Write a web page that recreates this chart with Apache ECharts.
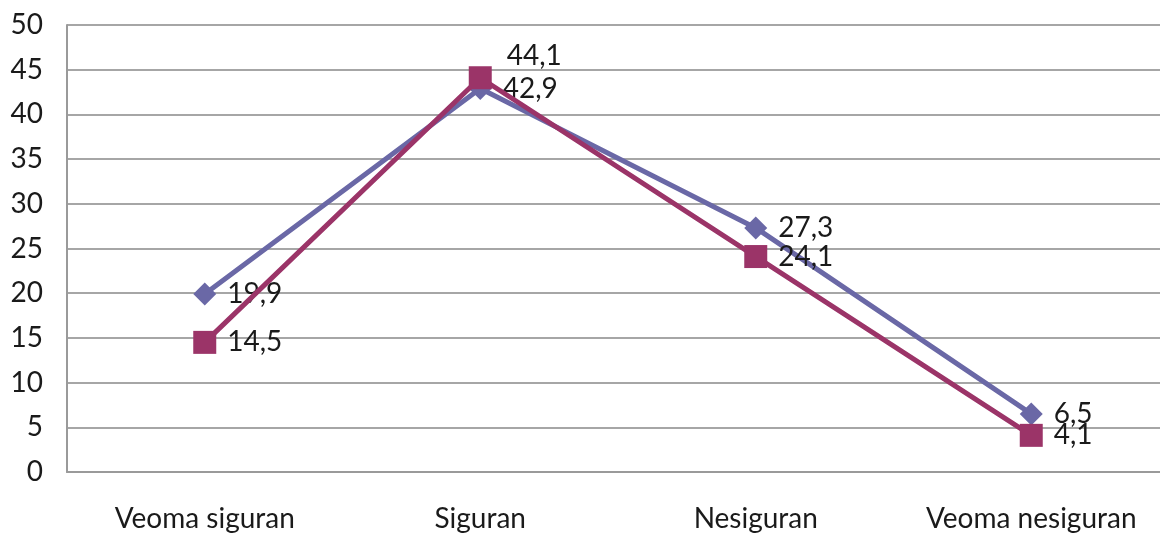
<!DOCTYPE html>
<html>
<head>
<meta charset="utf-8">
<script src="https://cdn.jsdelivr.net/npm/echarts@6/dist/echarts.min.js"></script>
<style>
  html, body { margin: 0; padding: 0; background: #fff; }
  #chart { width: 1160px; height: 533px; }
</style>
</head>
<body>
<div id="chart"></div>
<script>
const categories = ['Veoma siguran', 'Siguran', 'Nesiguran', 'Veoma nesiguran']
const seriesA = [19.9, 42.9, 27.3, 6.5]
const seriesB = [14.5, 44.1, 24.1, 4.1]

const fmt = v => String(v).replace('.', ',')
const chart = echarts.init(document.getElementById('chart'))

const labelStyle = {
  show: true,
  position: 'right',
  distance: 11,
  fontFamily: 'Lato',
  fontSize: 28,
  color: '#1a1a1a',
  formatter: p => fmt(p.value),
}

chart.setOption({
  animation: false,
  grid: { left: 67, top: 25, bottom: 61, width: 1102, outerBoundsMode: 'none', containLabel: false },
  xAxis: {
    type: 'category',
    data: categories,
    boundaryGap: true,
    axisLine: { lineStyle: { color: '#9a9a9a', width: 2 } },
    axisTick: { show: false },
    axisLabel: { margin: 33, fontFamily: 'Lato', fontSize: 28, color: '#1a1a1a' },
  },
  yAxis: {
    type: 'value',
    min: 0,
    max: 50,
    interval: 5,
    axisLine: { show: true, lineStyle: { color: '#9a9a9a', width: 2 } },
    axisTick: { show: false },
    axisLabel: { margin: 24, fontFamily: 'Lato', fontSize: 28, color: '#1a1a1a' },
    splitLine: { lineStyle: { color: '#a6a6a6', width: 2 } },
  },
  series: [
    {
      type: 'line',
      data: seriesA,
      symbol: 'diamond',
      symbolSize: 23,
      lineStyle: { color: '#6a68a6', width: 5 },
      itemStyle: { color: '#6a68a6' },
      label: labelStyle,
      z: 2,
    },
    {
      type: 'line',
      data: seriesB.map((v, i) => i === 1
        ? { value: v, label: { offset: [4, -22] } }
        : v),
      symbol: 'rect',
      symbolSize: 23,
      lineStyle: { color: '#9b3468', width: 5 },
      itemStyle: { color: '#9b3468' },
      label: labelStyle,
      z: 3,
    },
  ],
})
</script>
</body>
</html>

• [WHAT THE TASK ASKS]
Write the lines above out again exactly, without any of their pictures.

• [ANSWER]
Write a web page that recreates this chart with Apache ECharts.
<!DOCTYPE html>
<html>
<head>
<meta charset="utf-8">
<script src="https://cdn.jsdelivr.net/npm/echarts@6/dist/echarts.min.js"></script>
<style>
  html, body { margin: 0; padding: 0; background: #fff; }
  #chart { width: 1160px; height: 533px; }
</style>
</head>
<body>
<div id="chart"></div>
<script>
const categories = ['Veoma siguran', 'Siguran', 'Nesiguran', 'Veoma nesiguran']
const seriesA = [19.9, 42.9, 27.3, 6.5]
const seriesB = [14.5, 44.1, 24.1, 4.1]

const fmt = v => String(v).replace('.', ',')
const chart = echarts.init(document.getElementById('chart'))

const labelStyle = {
  show: true,
  position: 'right',
  distance: 11,
  fontFamily: 'Lato',
  fontSize: 28,
  color: '#1a1a1a',
  formatter: p => fmt(p.value),
}

chart.setOption({
  animation: false,
  grid: { left: 67, top: 25, bottom: 61, width: 1102, outerBoundsMode: 'none', containLabel: false },
  xAxis: {
    type: 'category',
    data: categories,
    boundaryGap: true,
    axisLine: { lineStyle: { color: '#9a9a9a', width: 2 } },
    axisTick: { show: false },
    axisLabel: { margin: 33, fontFamily: 'Lato', fontSize: 28, color: '#1a1a1a' },
  },
  yAxis: {
    type: 'value',
    min: 0,
    max: 50,
    interval: 5,
    axisLine: { show: true, lineStyle: { color: '#9a9a9a', width: 2 } },
    axisTick: { show: false },
    axisLabel: { margin: 24, fontFamily: 'Lato', fontSize: 28, color: '#1a1a1a' },
    splitLine: { lineStyle: { color: '#a6a6a6', width: 2 } },
  },
  series: [
    {
      type: 'line',
      data: seriesA,
      symbol: 'diamond',
      symbolSize: 23,
      lineStyle: { color: '#6a68a6', width: 5 },
      itemStyle: { color: '#6a68a6' },
      label: labelStyle,
      z: 2,
    },
    {
      type: 'line',
      data: seriesB.map((v, i) => i === 1
        ? { value: v, label: { offset: [4, -22] } }
        : v),
      symbol: 'rect',
      symbolSize: 23,
      lineStyle: { color: '#9b3468', width: 5 },
      itemStyle: { color: '#9b3468' },
      label: labelStyle,
      z: 3,
    },
  ],
})
</script>
</body>
</html>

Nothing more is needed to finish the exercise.